DISCOVERY OF LOST CONTINENT



Scientists discovered evidence of an ancient “lost Continent” under the Indian Ocean island Mauritius.

The continent which geologists call Mauritia was part of today’s Madagascar and India. It is assumed that the continent sank into the sea about 84 million years ago.

“We are studying the break-up process on the continents in order to understand the geological history of the planet.” said study leader author Lewis Ashwal of the University Witwatersrand of South Africa.

It seems that it was part of a gigantic supercontinent Gondwana which broke up to be Antarctica, Africa, Australia and South America.

Ashwal and his colleges discovered minerals in the rocks which were in the lava coming from volcanic eruptions and were far too old to belong to the island of Mauritius. He explained further that earth is made up of two parts of the continent old and oceans are young.

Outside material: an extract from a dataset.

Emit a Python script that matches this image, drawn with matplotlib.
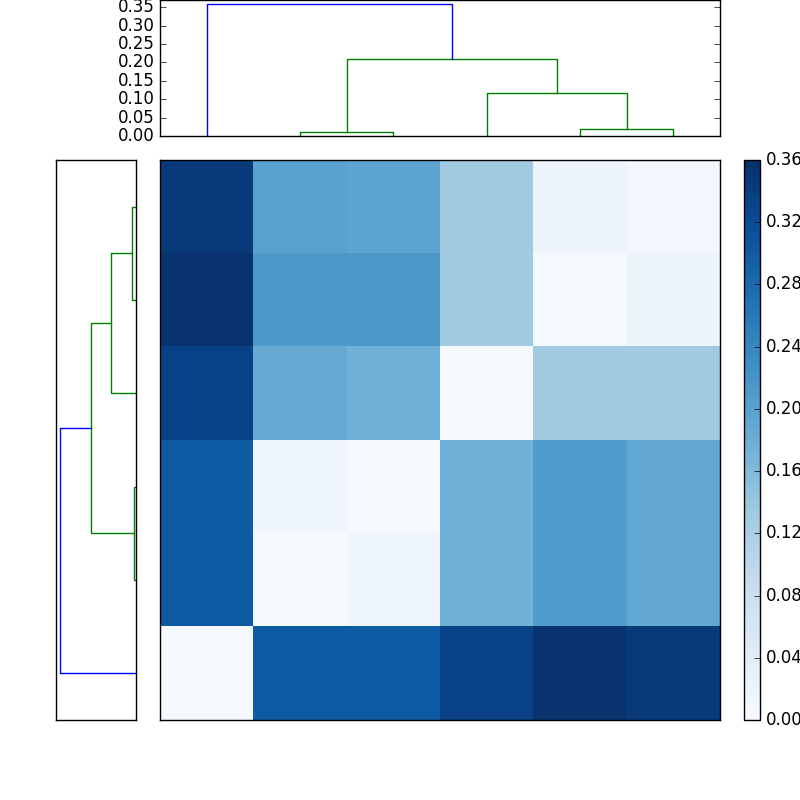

Rocks can be billions of years old but nothing is found like that in the oceans.

Mauritius is only a few billion years old. The discovered zircon crystals on the island are estimated three trillion years old.

The scientists explained further that the found zircons of this age proves that there are much older crustal materials under Mauritius that could only originated from a continent.

It is now assumed that there are likely more pcs of various sizes of “undiscovered continents named together Mauritia spread over the Indian Ocean.